権利書のはなし

不動産/建築用語

土地や建物といった不動産の『権利書』。良く聞く言葉ではないでしょうか。不動産を売却する際等に必要になってくるものです。

ところでこの権利書、具体的にどういったものなのでしょうか。

不動産の権利書とは

土地や建物の所有権を証明する書類のひとつ。登記済権利証登記済証などとも言います。以前は書面でしたが、2005年の不動産登記法改正以後は登記識別情報という12桁の符号(パスワード)が発行されています。

登記済証
写真:photoAC
登記申請書の裏にこのような印が押されています。受付年月日、受付番号が記載されています

所有権保存登記、所有権移転登記等、権利の登記をしたとき、登記手続きが完了すると登記申請書の写し(副本)に登記済印を押して登記名義人に返還していました。この写しを権利書、権利証等と呼ぶことがあります。

和紙で作られたものに法務局の『登記済』の印が押してあり、表紙が付けてあることがほとんどです。この表紙には登記済土地権利証や登記済証書等と書いてあります。*表紙は司法書士がそれぞれつけるので、事務所ごとに違っています

登記識別情報

アラビア数字とその他の符号の組み合わせからなる12桁の符号(パスワード)。

不動産及び登記名義人となった申請人ごとに定められていて、登記名義人となった申請人にのみ通知されます。*オンライン化に伴う法改正の際に書面の登記済証は廃止され、符号(パスワード)が導入されました

2015年2月23日からは符号の他にQRコードが追加されています 「法務局HP:変更後の記載事項の見本

この権利証や登記識別情報は、土地を売却する他、新たに対象不動産へ抵当権を設定する際等に法務局へ提出する書類として必要になります。*実際の手続きは司法書士等に依頼するのが一般的です

紛失してしまったら…?

実は、登記済権利証も登記識別情報も、紛失してしまうと再発行はできません。

では、紛失した場合は売却も抵当権の設定も出来なくなってしまうのかいうと、そうではなく、代替措置があります。

本人確認情報の作成

*不動産会社を通じて売却をする場合、この形を取ることがほとんど

本人確認情報とは

「この人は権利証(登記識別情報)を紛失していますけど、不動産の所有者で間違いないですよ」というお墨付き的書類の事。

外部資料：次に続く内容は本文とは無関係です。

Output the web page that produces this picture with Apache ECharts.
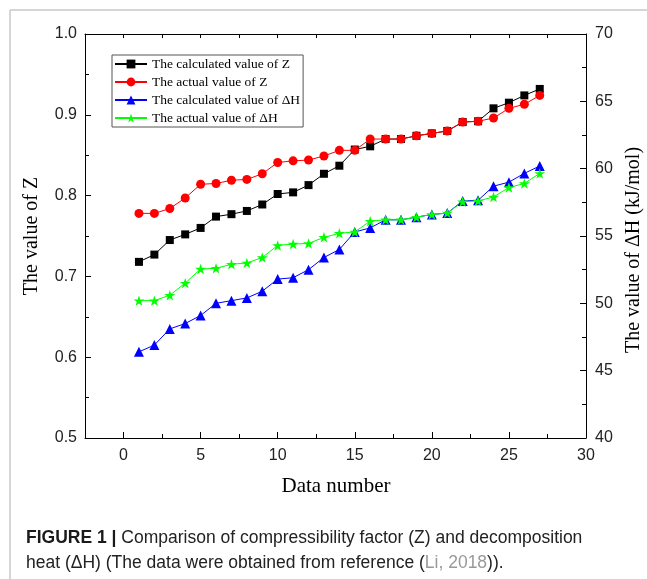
<!DOCTYPE html>
<html>
<head>
<meta charset="utf-8">
<script src="https://cdn.jsdelivr.net/npm/echarts@6/dist/echarts.min.js"></script>
<style>
  html, body { margin: 0; padding: 0; background: #fff; }
  #chart { width: 647px; height: 579px; }
</style>
</head>
<body>
<div id="chart"></div>
<script>
// data
const dataNumber = [1, 2, 3, 4, 5, 6, 7, 8, 9, 10, 11, 12, 13, 14, 15, 16, 17, 18, 19, 20, 21, 22, 23, 24, 25, 26, 27];
const calcZ = [0.718, 0.727, 0.745, 0.752, 0.760, 0.774, 0.777, 0.781, 0.789, 0.802, 0.804, 0.813, 0.827, 0.837,
  0.857, 0.861, 0.870, 0.870, 0.874, 0.877, 0.880, 0.891, 0.892, 0.908, 0.915, 0.924, 0.932];
const actualZ = [0.778, 0.778, 0.784, 0.797, 0.814, 0.815, 0.819, 0.820, 0.827, 0.841, 0.843, 0.844, 0.849, 0.856,
  0.856, 0.870, 0.870, 0.870, 0.874, 0.877, 0.880, 0.891, 0.892, 0.896, 0.908, 0.913, 0.924];
const calcH = [46.4, 46.9, 48.1, 48.5, 49.1, 50.0, 50.2, 50.4, 50.9, 51.8, 51.9, 52.5, 53.4, 54.0,
  55.3, 55.6, 56.2, 56.2, 56.4, 56.6, 56.7, 57.6, 57.65, 58.7, 59.0, 59.65, 60.2];
const actualH = [50.2, 50.2, 50.6, 51.5, 52.55, 52.6, 52.9, 53.0, 53.4, 54.3, 54.4, 54.45, 54.9, 55.2,
  55.3, 56.1, 56.2, 56.2, 56.4, 56.6, 56.7, 57.55, 57.6, 57.9, 58.6, 58.9, 59.65];
const xMajorTicks = [0, 5, 10, 15, 20, 25, 30];

const names = [
  "The calculated value of Z",
  "The actual value of Z",
  "The calculated value of \u0394H",
  "The actual value of \u0394H",
];

const starPath = "path://M100,0L122.45,69.1L195.1,69.1L136.3,111.8L158.8,180.9L100,138.2L41.2,180.9L63.7,111.8L4.9,69.1L77.55,69.1Z";
const sansFont = "Liberation Sans, Arial, sans-serif";
const serifFont = "Liberation Serif, Times New Roman, serif";

function pairs(ys) {
  return dataNumber.map((x, i) => [x, ys[i]]);
}

function lineSeries(name, ys, color, symbol, size, yIdx) {
  return {
    name: name,
    type: "line",
    xAxisIndex: 0,
    yAxisIndex: yIdx,
    data: pairs(ys),
    symbol: symbol,
    symbolSize: size,
    symbolKeepAspect: true,
    showAllSymbol: true,
    lineStyle: { color: color, width: 1 },
    itemStyle: { color: color },
    emphasis: { disabled: true },
  };
}

const chart = echarts.init(document.getElementById("chart"));

const option = {
  animation: false,
  backgroundColor: "#fff",
  grid: {
    left: 85,
    right: 61,
    top: 34,
    bottom: 141,
    outerBoundsMode: "none",
  },
  legend: {
    orient: "vertical",
    left: 112,
    top: 55,
    itemWidth: 32,
    itemHeight: 11,
    itemGap: 4,
    padding: [2, 3, 2, 2],
    borderColor: "#555",
    borderWidth: 1,
    textStyle: { fontFamily: serifFont, fontSize: 13.5, color: "#000" },
    data: names,
  },
  xAxis: [
    {
      type: "value",
      min: -2.5,
      max: 30,
      position: "bottom",
      axisLine: { show: true, onZero: false, lineStyle: { color: "#000", width: 1 } },
      axisTick: { show: true, inside: true, length: 6, customValues: xMajorTicks, lineStyle: { color: "#000" } },
      axisLabel: { customValues: xMajorTicks, fontFamily: sansFont, fontSize: 16, color: "#222", margin: 10 },
      splitLine: { show: false },
    },
    {
      type: "value",
      min: -2.5,
      max: 30,
      interval: 2.5,
      position: "bottom",
      axisLine: { show: false },
      axisTick: { show: true, inside: true, length: 4, lineStyle: { color: "#000" } },
      axisLabel: { show: false },
      splitLine: { show: false },
    },
    {
      type: "value",
      min: -2.5,
      max: 30,
      interval: 2.5,
      position: "top",
      axisLine: { show: true, onZero: false, lineStyle: { color: "#000", width: 1 } },
      axisTick: { show: true, inside: true, length: 4, lineStyle: { color: "#000" } },
      axisLabel: { show: false },
      splitLine: { show: false },
    },
  ],
  yAxis: [
    {
      type: "value",
      min: 0.5,
      max: 1.0,
      interval: 0.1,
      position: "left",
      axisLine: { show: true, onZero: false, lineStyle: { color: "#000", width: 1 } },
      axisTick: { show: true, inside: true, length: 6, lineStyle: { color: "#000" } },
      minorTick: { show: true, splitNumber: 2, length: 4, lineStyle: { color: "#000" } },
      axisLabel: {
        formatter: (v) => v.toFixed(1),
        fontFamily: sansFont,
        fontSize: 16,
        color: "#222",
        margin: 8,
      },
      splitLine: { show: false },
    },
    {
      type: "value",
      min: 40,
      max: 70,
      interval: 5,
      position: "right",
      axisLine: { show: true, onZero: false, lineStyle: { color: "#000", width: 1 } },
      axisTick: { show: true, inside: true, length: 6, lineStyle: { color: "#000" } },
      minorTick: { show: true, splitNumber: 2, length: 4, lineStyle: { color: "#000" } },
      axisLabel: { fontFamily: sansFont, fontSize: 16, color: "#222", margin: 9 },
      splitLine: { show: false },
    },
  ],
  graphic: [
    // grey page frame
    { type: "line", silent: true, shape: { x1: 10, y1: 10, x2: 647, y2: 10 }, style: { stroke: "#c8c8c8", lineWidth: 1.5 } },
    { type: "line", silent: true, shape: { x1: 10, y1: 10, x2: 10, y2: 579 }, style: { stroke: "#c8c8c8", lineWidth: 1.5 } },
    // axis titles
    {
      type: "text", x: 32, y: 236, rotation: Math.PI / 2,
      style: { text: "The value of Z", font: "20px " + serifFont, fill: "#000", align: "center", verticalAlign: "middle" },
    },
    {
      type: "text", x: 336, y: 486,
      style: { text: "Data number", font: "21px " + serifFont, fill: "#000", align: "center", verticalAlign: "middle" },
    },
    {
      type: "text", x: 634, y: 250, rotation: Math.PI / 2,
      style: { text: "The value of \u0394H (kJ/mol)", font: "20px " + serifFont, fill: "#000", align: "center", verticalAlign: "middle" },
    },
    // caption
    {
      type: "text", x: 26, y: 538,
      style: {
        text: "{b|FIGURE 1 |}{n| Comparison of compressibility factor (Z) and decomposition}",
        verticalAlign: "middle",
        rich: {
          b: { fontFamily: sansFont, fontSize: 17.5, fontWeight: "bold", fill: "#1a1a1a" },
          n: { fontFamily: sansFont, fontSize: 17.5, fill: "#222" },
        },
      },
    },
    {
      type: "text", x: 26, y: 563,
      style: {
        text: "{n|heat (\u0394H) (The data were obtained from reference (}{g|Li, 2018}{n|)).}",
        verticalAlign: "middle",
        rich: {
          n: { fontFamily: sansFont, fontSize: 17.5, fill: "#222" },
          g: { fontFamily: sansFont, fontSize: 17.5, fill: "#999" },
        },
      },
    },
  ],
  series: [
    lineSeries(names[0], calcZ, "#000000", "rect", 8, 0),
    lineSeries(names[1], actualZ, "#ff0000", "circle", 9, 0),
    lineSeries(names[2], calcH, "#0000ff", "triangle", 10, 1),
    lineSeries(names[3], actualH, "#00ff00", starPath, 11, 1),
  ],
};

chart.setOption(option);
</script>
</body>
</html>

司法書士等の資格者代理人に作成してもらい、権利証の代わりに法務局へ提出します。*資格者代理人は司法書士の他弁護士や土地家屋調査士等が該当します

事前通知

所有権移転や抵当権設定などの登記申請をしたときに、登記済証や登記識別情報等で登記名義人の確認が出来ない場合、登記所から登記名義人に宛てて本人指定郵便通知書が送られます。

通知書には登記申請があったこと、申請が間違いなければ、申出書に署名と実印での捺印の上返送すること、その期限等が書かれています。

申出書は通知に同封されているか、通知の下部分が申出書になっている場合が多いようです。又、返送期限は2週間以内です

  • 申出書が法務局に返送されると所有権移転登記が行われます。一方、返送されないと登記は却下されてしまいます
  • 登記に時間がかかるので、実際使われることの少ない方法です
因みに…

相続による所有権移転登記では、登記済証(登記識別情報)は必要書類ではありません。その為、基本的には無いままでも所有権移転登記が行えます。*他の必要書類で入手が困難なものがある場合等、必要になる事もあります

悪用への予防措置

紛失してしまった、又は盗まれてしまった等という際、悪用予防の為に下記の方法があります

不正登記防止申出制度:登記済証(登記識別情報)等を盗まれてしまい、不正な登記がされる差し迫った危険がある場合、法務局に申し出ることによって、申出から3ヵ月間不正な登記を防止する制度。

この申出がある場合、登記官は登記申請者に出頭を求め本人確認をします。また制度の申出人に対して登記申請があったことの通知が行われます。

注意点

  • 申出が必要となった事柄に対応する措置を取っていないと受理されない…盗難の場合は警察への被害届、必要ならば実印登録を廃止する手続きなど
  • 有効期限が申出から3ヵ月。延長が出来ないので、3カ月たっても不正な登記申請の疑いがあるときは、再度申出が必要

・登記識別情報の失効申出制度:登記識別情報を紛失した、誰かに盗み見られたという場合には、不正に用いられることの無いよう、登記官に対し失効の申出をすることが出来ます。*失効させた登記識別情報は、失効の撤回、再発行などはできません。紛失した時と同様の対応を取ることになります

登記した後は、売却か抵当権を設定する際等、限られた場面でしか使うことのない登記済証(登記識別情報)。万一紛失したとしても、代替措置も用意されています。とはいえ、登記名義人を確認する重要な書類。しっかりと保存しておくことが大切です。また、万一を考えて実印等とは別々に保管することもお奨めします。